In a platform environment where different services, all moving quickly, have to understand their relationship to each other, clarity will pay back much more than the time it took to harden the ideas through documentation. Agile, performed by rigorous PMs at the outset, is a satisfying way of working that generally leads to better products in more users’ hands, added business value and happier, motivated teams.

 

5 tips for strong PMing and solid documentation

 

1. Remain customer-obsessed at all times. This doesn’t mean you can forget about the business, but rather that you focus on the customer’s goals in the context of typical tasks and mindsets. Then you work with the PPM to connect and effect the goals of the business.

 

2. Always be specting, questioning and challenging. Start with a template for writing use cases. Alistair Cockburn’s approach is tried and tested. Remember that you only need to write as much as will achieve a collective understanding and general assent among the business, product, UX and engineering teams on intent, function and direction.

 

3. Organise the product documentation along agile principles.

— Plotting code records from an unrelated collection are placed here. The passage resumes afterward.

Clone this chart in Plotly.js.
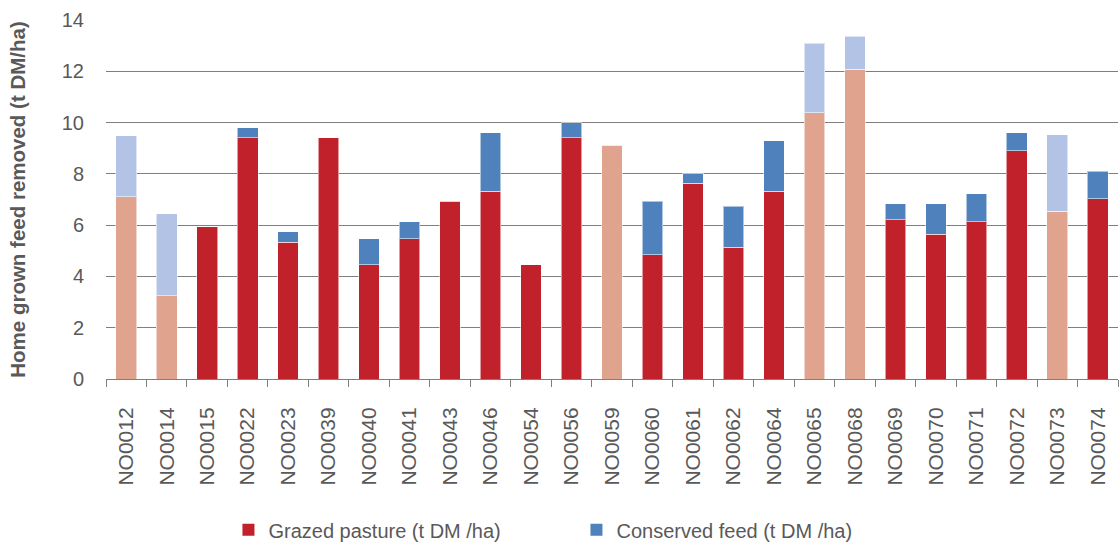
<!DOCTYPE html>
<html>
<head>
<meta charset="utf-8">
<script src="https://cdn.plot.ly/plotly-3.0.1.min.js"></script>
<style>html,body{margin:0;padding:0;background:#fff;}#chart{width:1120px;height:545px;}</style>
</head>
<body>
<div id="chart"></div>
<script>
const categories = ["NO0012","NO0014","NO0015","NO0022","NO0023","NO0039","NO0040","NO0041","NO0043","NO0046","NO0054","NO0056","NO0059","NO0060","NO0061","NO0062","NO0064","NO0065","NO0068","NO0069","NO0070","NO0071","NO0072","NO0073","NO0074"];
const grazed =    [7.11, 3.25, 5.94, 9.40, 5.34, 9.41, 4.45, 5.46, 6.94, 7.32, 4.45, 9.40, 9.11, 4.84, 7.63, 5.13, 7.32, 10.39, 12.07, 6.22, 5.64, 6.13, 8.90, 6.54, 7.02];
const conserved = [2.38, 3.20, 0.00, 0.40, 0.40, 0.00, 1.01, 0.67, 0.00, 2.28, 0.00, 0.59, 0.00, 2.09, 0.39, 1.60, 1.98, 2.71, 1.29, 0.62, 1.20, 1.10, 0.70, 2.99, 1.09];
const highlighted = ["NO0012","NO0014","NO0059","NO0065","NO0068","NO0073"];
const seriesNames = ["Grazed pasture (t DM /ha)", "Conserved feed (t DM /ha)"];

const RED = "#C0212A", RED_LIGHT = "#E0A38D";
const BLUE = "#4F81BD", BLUE_LIGHT = "#B3C3E5";
const isLight = categories.map(c => highlighted.includes(c));
const font = "Liberation Sans, Arial, sans-serif";
const outline = {color: "rgba(255,255,255,0.55)", width: 1};

const traces = [
  {type: "bar", x: categories, y: grazed, name: seriesNames[0], showlegend: false,
   marker: {color: isLight.map(l => l ? RED_LIGHT : RED), line: outline}},
  {type: "bar", x: categories, y: conserved, name: seriesNames[1], showlegend: false,
   marker: {color: isLight.map(l => l ? BLUE_LIGHT : BLUE), line: outline}},
  {type: "bar", x: [categories[0]], y: [null], name: seriesNames[0], marker: {color: RED}},
  {type: "bar", x: [categories[0]], y: [null], name: seriesNames[1], marker: {color: BLUE}}
];

const layout = {
  width: 1120, height: 545,
  margin: {l: 106, r: 2, t: 20, b: 166},
  barmode: "stack",
  bargap: 0.49,
  paper_bgcolor: "#fff", plot_bgcolor: "#fff",
  font: {family: font, color: "#595959", size: 19},
  xaxis: {
    type: "category",
    tickangle: -90,
    tickfont: {size: 21, color: "#595959"},
    showline: true, linecolor: "#7f7f7f", linewidth: 1,
    ticks: "outside", tickson: "boundaries", ticklen: 7, tickcolor: "#7f7f7f",
    ticklabelstandoff: 19,
    showgrid: false, automargin: false
  },
  yaxis: {
    range: [0, 14], dtick: 2,
    tickfont: {size: 20, color: "#595959"},
    showgrid: true, gridcolor: "#7f7f7f", gridwidth: 1,
    zeroline: true, zerolinecolor: "#7f7f7f", zerolinewidth: 1,
    ticks: "", ticklabelstandoff: 21,
    automargin: false,
    title: {text: "<b>Home grown feed removed (t DM/ha)</b>", font: {size: 20.5, color: "#595959"}, standoff: 30}
  },
  legend: {
    orientation: "h", traceorder: "normal", x: 0.121, xanchor: "left", yref: "container", y: 0.028, yanchor: "middle",
    font: {size: 20, color: "#595959"}, entrywidth: 303, entrywidthmode: "pixels"
  },
  showlegend: true
};

Plotly.newPlot("chart", traces, layout, {displayModeBar: false, staticPlot: true});
</script>
</body>
</html>
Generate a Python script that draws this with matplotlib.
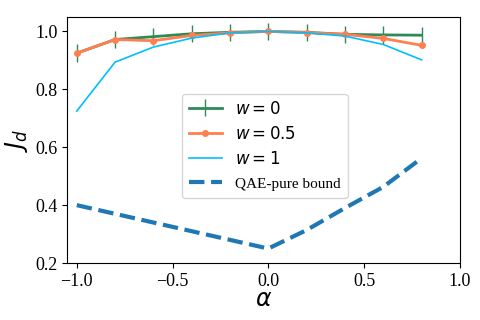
import matplotlib
matplotlib.use('Agg')
import matplotlib.pyplot as plt

# alpha values
alpha = [-1.0, -0.8, -0.6, -0.4, -0.2, 0.0, 0.2, 0.4, 0.6, 0.8]

# fidelity J_d for different w
jd_w0 = [0.925, 0.972, 0.982, 0.992, 0.997, 1.0, 0.997, 0.990, 0.988, 0.987]
jd_w0_err = [0.03, 0.03, 0.03, 0.03, 0.03, 0.03, 0.03, 0.03, 0.03, 0.03]
jd_w05 = [0.925, 0.972, 0.968, 0.986, 0.995, 1.0, 0.996, 0.990, 0.976, 0.952]
jd_w1 = [0.725, 0.894, 0.946, 0.977, 0.995, 1.0, 0.995, 0.984, 0.955, 0.902]

# QAE-pure bound
bound = [0.40, 0.37, 0.34, 0.31, 0.28, 0.25, 0.314, 0.39, 0.463, 0.562]

plt.rcParams['font.family'] = ['Liberation Serif', 'DejaVu Serif']
plt.rcParams['mathtext.fontset'] = 'dejavusans'

fig = plt.figure(figsize=(4.8, 3.2), dpi=100)
ax = fig.add_axes([0.14, 0.178, 0.818, 0.769])

h0 = ax.errorbar(alpha, jd_w0, yerr=jd_w0_err, color='seagreen', lw=2,
                 elinewidth=1, label=r'$w = 0$', zorder=2)
h1, = ax.plot(alpha, jd_w05, color='coral', lw=2, marker='o', markersize=4,
              label=r'$w = 0.5$', zorder=3)
h2, = ax.plot(alpha, jd_w1, color='deepskyblue', lw=1.2, label=r'$w = 1$',
              zorder=3)
h3, = ax.plot(alpha, bound, color='tab:blue', lw=3, ls='--',
              label='QAE-pure bound')

ax.set_xlim(-1.05, 1.0)
ax.set_ylim(0.2, 1.05)
ax.set_yticks([0.2, 0.4, 0.6, 0.8, 1.0])
ax.set_xticks([-1.0, -0.5, 0.0, 0.5, 1.0])
ax.tick_params(labelsize=13)
ax.set_xlabel(r'$\alpha$', fontsize=17, labelpad=0)
ax.set_ylabel(r'$J_d$', fontsize=17)

leg = ax.legend(handles=[h0, h1, h2, h3], loc='center',
                bbox_to_anchor=(0.503, 0.476), fontsize=12, handlelength=2.0)
leg.get_texts()[3].set_fontsize(11)

plt.savefig('out.png')
plt.close()
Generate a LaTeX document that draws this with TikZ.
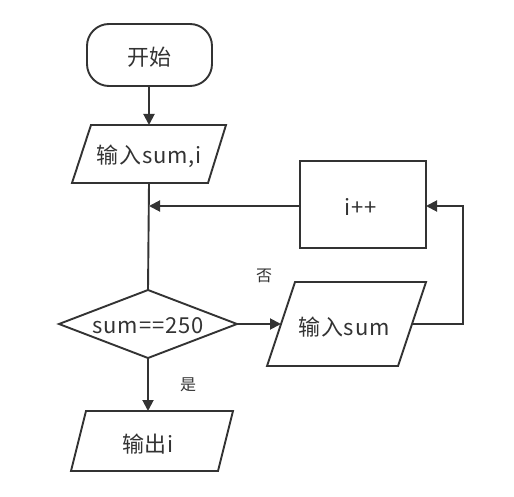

Think of theme, initiative, epic and user story/use case. This helps the PM prove what higher-level company themes are being met by more granular everyday work.

 

4. Collaborate, elaborate. Share the documentation with all stakeholders for vetting and group clarity. A use case, a design element, a piece of code and a consumer’s experiential moment are all the same thing viewed from different perspectives. If it doesn’t make sense to someone in the working group, there might be an issue to address before it’s out in the wild.

 

5. Get comfortable with indeterminacy. At some level, product and UX work is about committing to unknowns, and oracles are hard to find. Have a map to guide your direction, data to support hypotheses and break down intent and initiatives into measurable, tactical and executable pieces. A PM with their head in the clouds will run into trouble, so stay focused on consumer reactions and KPIs. The fun (and responsibility!) really begins post-shipping.